I've been mulling over Stanley Kurtz's analysis of the recently released list of donations to universities originating in foreign countries published some time ago on National Review. He discusses the, what shall we say, interesting issue of Saudi Prince Alwaleed Bin Talal's $20,000,000 gift to Georgetown University's Center for Muslim-Christian Understanding. He donated the same sum to Harvard University.
This was the same prince that tried to donate $10 million to the Twin Towers Fund - and announced that America should "re-examine its policies in the Middle East and adopt a more balanced stand toward the Palestinian cause." It was rightly rejected by then-New York City Mayor Rudy Giuliani.

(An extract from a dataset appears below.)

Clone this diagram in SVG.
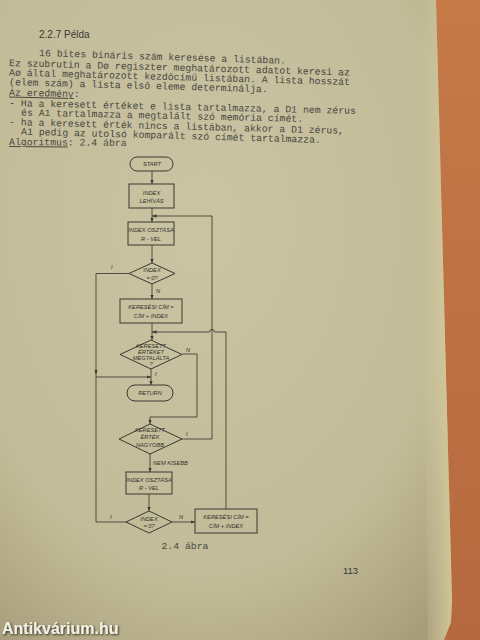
<svg xmlns="http://www.w3.org/2000/svg" width="480" height="640" viewBox="0 0 480 640">
<defs>
<radialGradient id="vig" cx="0.45" cy="0.35" r="0.8">
<stop offset="0" stop-color="#cac4a3"/>
<stop offset="0.7" stop-color="#c2bb98"/>
<stop offset="1" stop-color="#a89d7a"/>
</radialGradient>
<linearGradient id="edge" x1="0" y1="0" x2="1" y2="0">
<stop offset="0" stop-color="#cfc7a0" stop-opacity="0"/>
<stop offset="1" stop-color="#dccf9c"/>
</linearGradient>
<linearGradient id="wood" x1="0" y1="0" x2="0" y2="1">
<stop offset="0" stop-color="#c67a48"/>
<stop offset="1" stop-color="#b5693e"/>
</linearGradient>
<marker id="ah" viewBox="0 0 10 10" refX="10" refY="5" markerWidth="4.5" markerHeight="4.5" orient="auto" markerUnits="userSpaceOnUse">
<path d="M0,1 L10,5 L0,9 z" fill="#3a3932"/>
</marker>
<filter id="sh" x="-10%" y="-40%" width="120%" height="180%">
<feDropShadow dx="1" dy="1" stdDeviation="1.2" flood-color="#1e1a10" flood-opacity="0.9"/>
</filter>
</defs>
<style>
.tw{font-family:"Liberation Mono","DejaVu Sans Mono",monospace;font-size:9.8px;fill:#4a483f}
.hd{font-family:"Liberation Sans",Arial,sans-serif;font-size:10px;fill:#3a3933}
.n{fill:none;stroke:#3a3932;stroke-width:1}
.ft{font-family:"Liberation Sans",Arial,sans-serif;font-size:5.7px;font-style:italic;fill:#34332c;text-anchor:middle}
.lb{font-family:"Liberation Sans",Arial,sans-serif;font-size:5.7px;font-style:italic;fill:#34332c}
.c{fill:none;stroke:#3a3932;stroke-width:0.85}
.pn{font-family:"Liberation Sans",Arial,sans-serif;font-size:9.5px;fill:#3a3933}
</style>

<!-- background -->
<rect x="0" y="0" width="480" height="640" fill="url(#wood)"/>
<polygon points="0,0 436,0 452,600 451,622 444,640 0,640" fill="url(#vig)"/>
<polygon points="420,0 436,0 452,600 451,622 444,640 428,640" fill="url(#edge)" opacity="0.8"/>

<!-- page text -->
<g id="text">
<text class="hd" x="39" y="38">2.2.7 Példa</text>
<text class="tw" x="39" y="56" transform="rotate(1.8 39 56)">16 bites bináris szám keresése a listában.</text>
<text class="tw" x="9" y="66" transform="rotate(1.6 9 66)">Ez szubrutin a Dø regiszter meghatározott adatot keresi az</text>
<text class="tw" x="9" y="75.5" transform="rotate(1.6 9 75.5)">Aø által meghatározott kezdőcímű listában. A lista hosszát</text>
<text class="tw" x="9" y="85" transform="rotate(1.6 9 85)">(elem szám) a lista első eleme determinálja.</text>
<text class="tw" x="9" y="95.5" transform="rotate(1.4 9 95.5)"><tspan text-decoration="underline">Az eredmény</tspan>:</text>
<text class="tw" x="9" y="106" transform="rotate(1.3 9 106)">- Ha a keresett értéket e lista tartalmazza, a D1 nem zérus</text>
<text class="tw" x="21" y="115.5" transform="rotate(1.3 21 115.5)">és A1 tartalmazza a megtalált szó memória címét.</text>
<text class="tw" x="9" y="125" transform="rotate(1.5 9 125)">- ha a keresett érték nincs a listában, akkor a D1 zérus,</text>
<text class="tw" x="21" y="134.5" transform="rotate(1.6 21 134.5)">A1 pedig az utolsó komparált szó címét tartalmazza.</text>
<text class="tw" x="9" y="145" transform="rotate(0.5 9 145)"><tspan text-decoration="underline">Algoritmus</tspan>: 2.4 ábra</text>
<text class="tw" x="185" y="549" text-anchor="middle">2.4 ábra</text>
<text class="pn" x="343" y="574">113</text>
</g>

<!-- connectors -->
<g id="connectors">
<path class="c" d="M152,171 V184" marker-end="url(#ah)"/>
<path class="c" d="M152,208 V222" marker-end="url(#ah)"/>
<path class="c" d="M152,245 V263" marker-end="url(#ah)"/>
<path class="c" d="M152,284 V299" marker-end="url(#ah)"/>
<path class="c" d="M152,323 V340" marker-end="url(#ah)"/>
<path class="c" d="M151,369 V385" marker-end="url(#ah)"/>
<path class="c" d="M182,354 H197 V417 H150 V424" marker-end="url(#ah)"/>
<path class="c" d="M150,454 V472" marker-end="url(#ah)"/>
<path class="c" d="M149,494 V511" marker-end="url(#ah)"/>
<path class="c" d="M172,522 H195" marker-end="url(#ah)"/>
<path class="c" d="M129,273.5 H96 V374" marker-end="url(#ah)"/>
<path class="c" d="M96,373 V377 H151" marker-end="url(#ah)"/>
<path class="c" d="M126,522 H96 V377"/>
<path class="c" d="M182,439 H212 V216 H152" marker-end="url(#ah)"/>
<path class="c" d="M226,509 V332 H214.5 A2.5,2.5 0 0 0 209.5,332 H152" marker-end="url(#ah)"/>
<text class="lb" x="111" y="269">I</text>
<text class="lb" x="156" y="293">N</text>
<text class="lb" x="186" y="352">N</text>
<text class="lb" x="155" y="376">I</text>
<text class="lb" x="186" y="436">I</text>
<text class="lb" x="153" y="465">NEM KISEBB</text>
<text class="lb" x="110" y="519">I</text>
<text class="lb" x="179" y="519">N</text>
</g>

<!-- nodes -->
<g id="start">
<rect class="n" x="130" y="157" width="43" height="14" rx="7"/>
<text class="ft" x="152" y="166">START</text>
</g>
<g id="index-lehivas">
<rect class="n" x="129" y="184" width="45" height="24"/>
<text class="ft" x="151.5" y="195">INDEX</text>
<text class="ft" x="151.5" y="203">LEHÍVÁS</text>
</g>
<g id="index-osztasa-1">
<rect class="n" x="128" y="222" width="46" height="23"/>
<text class="ft" x="151" y="232">INDEX OSZTÁSA</text>
<text class="ft" x="151" y="240.5">R - VEL</text>
</g>
<g id="index-zero-1">
<polygon class="n" points="152,263 175,273.5 152,284 129,273.5"/>
<text class="ft" x="152" y="272">INDEX</text>
<text class="ft" x="152" y="279.5">= 0?</text>
</g>
<g id="keresesi-cim-1">
<rect class="n" x="120" y="299" width="62" height="24"/>
<text class="ft" x="151" y="309">KERESÉSI  CÍM =</text>
<text class="ft" x="151" y="318">CÍM + INDEX</text>
</g>
<g id="megtalalta">
<polygon class="n" points="151,340 182,354.5 151,369 120,354.5"/>
<text class="ft" x="151" y="347.5">KERESETT</text>
<text class="ft" x="151" y="353.5">ÉRTÉKET</text>
<text class="ft" x="151" y="359.5">MEGTALÁLTA</text>
<text class="ft" x="151" y="365.5">?</text>
</g>
<g id="return">
<rect class="n" x="127" y="385" width="46" height="16" rx="8"/>
<text class="ft" x="150" y="395">RETURN</text>
</g>
<g id="nagyobb">
<polygon class="n" points="150,424 182,439 150,454 119,439"/>
<text class="ft" x="150" y="432">KERESETT</text>
<text class="ft" x="150" y="439">ÉRTÉK</text>
<text class="ft" x="150" y="446.5">NAGYOBB</text>
</g>
<g id="index-osztasa-2">
<rect class="n" x="126" y="472" width="46" height="22"/>
<text class="ft" x="149" y="482">INDEX OSZTÁSA</text>
<text class="ft" x="149" y="490">R - VEL</text>
</g>
<g id="index-zero-2">
<polygon class="n" points="149,511 172,522 149,533 126,522"/>
<text class="ft" x="149" y="520.5">INDEX</text>
<text class="ft" x="149" y="528">= 0?</text>
</g>
<g id="keresesi-cim-2">
<rect class="n" x="195" y="509" width="62" height="24"/>
<text class="ft" x="226" y="519">KERESÉSI CÍM =</text>
<text class="ft" x="226" y="528">CÍM + INDEX</text>
</g>

<!-- watermark -->
<text x="2" y="634" font-family="Liberation Sans,Arial,sans-serif" font-weight="bold" font-size="16" fill="#f2efe6" filter="url(#sh)">Antikvárium.hu</text>
</svg>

If the attempted donation to the Twin Towers Fund came with such a purpose, rather than a simple act of goodwill toward the United States, what can be the intentions of twice that amount going to two prestigious American universities? Just to enhance American education and aid mankind's collective search for truth? Hah. I think that "Muslim-Christian Understanding" was intended to serve a particular purpose for this Saudi Prince, and I don't think it's good for American, or Western, interests. Kurtz notes,
Alwaleed clearly means his gifts to shape American views on the Middle East, and there are legitimate grounds for asking...whether such gifts might compromise the content of scholarship at Harvard and Georgetown.
Kurtz notes a rather disturbing incident regarding a $2.5 million gift from the United Arab Emirates to Harvard Divinity School for the establishment of an endowed professorship in Islamic religious studies. The gift was returned after Harvard Divinity students discovered that the UAE institution donating the money "had hosted speakers claiming that the Holocaust was perpetrated by Zionists, and that Israel was behind 9/11." Yikes. They were right to return it. Good for them.
And then comes the inevitable but.
This return happened in 2004. But, in 2005, Harvard received two $1 million gifts from unnamed donors in the UAE and a $1.5 million contract between Harvard and the UAE. In 2006, Harvard received an enormous $14,586,957 gift from an apparently anonymous "non-government" donor. Hmmm. Is there something here? I'd say it looks pretty suspicious and Kurtz also wonders what exactly was taking place. As he notes, we would certainly need more information before we determined that what I clearly suspect happened, actually happened. Harvard should be willing to disclose that information.
Kurtz notes that his reporting on this issue does "not reflect settled conclusions." Fair enough. But he's right to be suspicious. Universities have done little to bolster the American people's waning faith in their good will toward the country that founded, shelters, and primarily funds them.
What I'm getting at here is this: have the universities given us any reason to trust them on issues like this? They ceased long ago to educate students properly, to teach them, as Allan Bloom instructed, to ask themselves the question, "‘What is man?,' in relation to his highest aspirations as opposed to his low and common needs." The university fails in its primary mission. But it has invented a new mission, one that is "progressive" and "open-minded." It more or less amounts to emptying students' minds of whatever thoughts or prejudices they may have previously held, especially if they got such ideas from their parents, and to fill the proverbial vacuum with vapid notions of moral relativism, multiculturalism, and other such intellectual vacuities common to late modernity. Any faith in tradition or trust in ancestral wisdom must be snuffed out and replaced in an unbending faith in the "new," in progress. Whatever comes after must be better than what came before.
One is reminded of the folks St. Paul confronted on the Areopagus in Athens, men who "would spend their time in nothing except telling or hearing something new." Whether it was true was irrelevant, only newness, progressiveness, was what mattered. An ancient and eternally silly idea.
It all brings us back to the universities accepting foreign cash to fund an intellectual attack on the American idea. If there is not truth and evil then there can be no distinction made between America and her enemies. In fact, America is a sign of the old, at least to the universities founded here. America is all they have known. They want something new. America's enemies seem to be prime candidates. The problem is that the resiliency of the American idea, even in its relative youthfulness it still boasts the oldest written Constitution, tends to make its enemies moving targets. If they are perpetually falling then they must be perpetually replaced and, hence, are always new. But American survival cannot be maintained in perpetuity, not when our universities seem to be so tightly tucked under the covers with America's enemies.